Pendant que certains regardent leurs greffons se faire emmailloter d’élastique et de cire, d’autres se dirigent vers le verger. Là, le Croqueur Roger Pinault réalise une démonstration de taille des arbres. Une dizaine de personnes suivent ses conseils avisés. « Il ne faut pas que les branches se touchent. Les oiseaux doivent pouvoir passer. Surtout, laissez entrer la lumière par le centre de l’arbre. Et n’oubliez pas la règle : si le soleil donne le goût, la lune donne la couleur ! »

Serge et Jacky sont venus du nord de la Sarthe pour suivre cette démonstration. « Ce n’est pas si simple, un arbre. Ça ne pousse pas tout seul, en fait ! s’exclame Jacky.

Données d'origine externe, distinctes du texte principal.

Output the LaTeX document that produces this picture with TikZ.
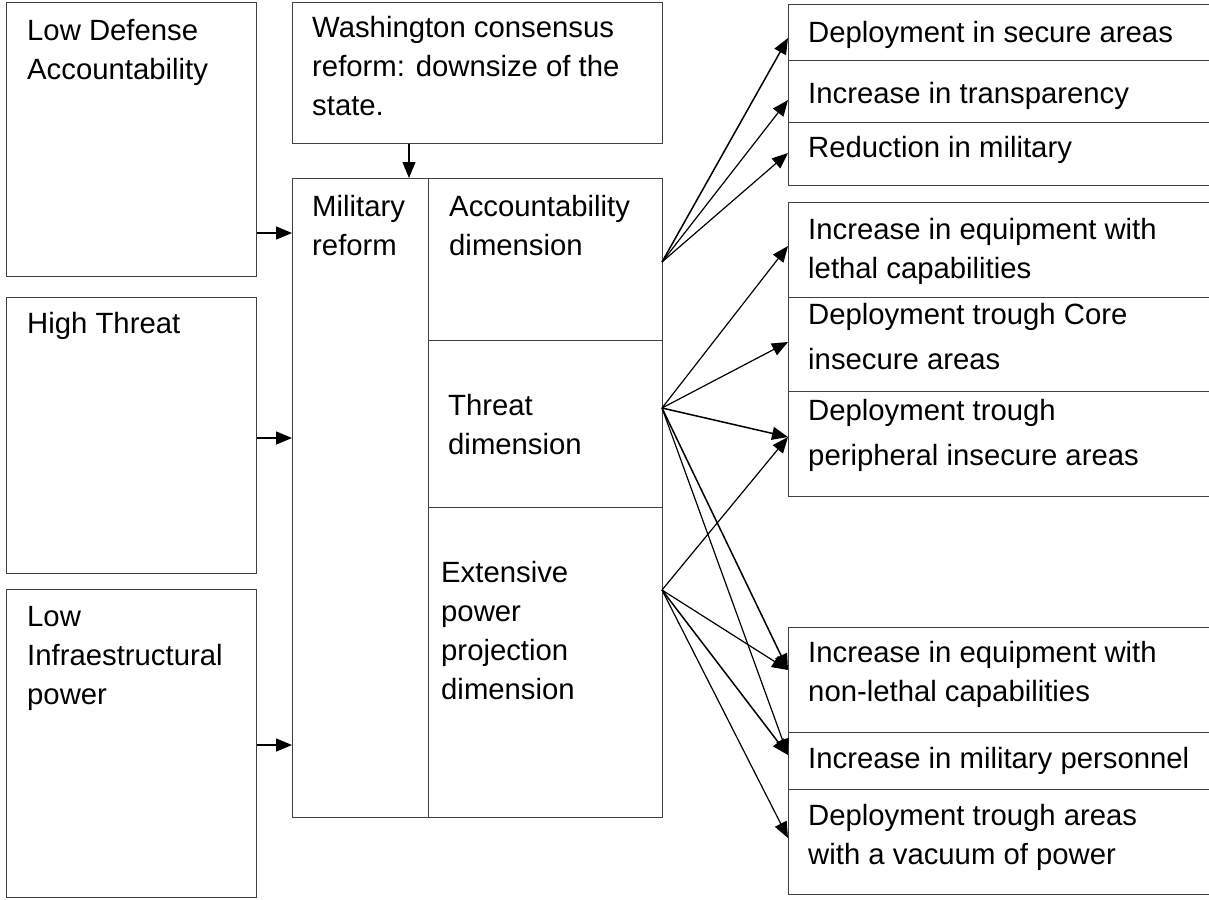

Il faut réussir la greffe, la plantation, puis la taille. » Serge, lui, a 30 arbres sur son terrain. Des cerisiers, des abricotiers et des pommiers. « Ces variétés locales se conservent très bien. Je ne les mets pas au frigo et les fruits se gardent de septembre à avril sans problème. Mais pour cela, il faut bien réussir sa taille chaque année. » Roger a conquis son auditoire et prend date. En septembre, les Croqueurs de pommes organisent une grande vente au verger de Jupilles. Chacun amènera son sac et cueillera ce qu’il veut. À 1 € le kilo. Moins cher, et meilleur.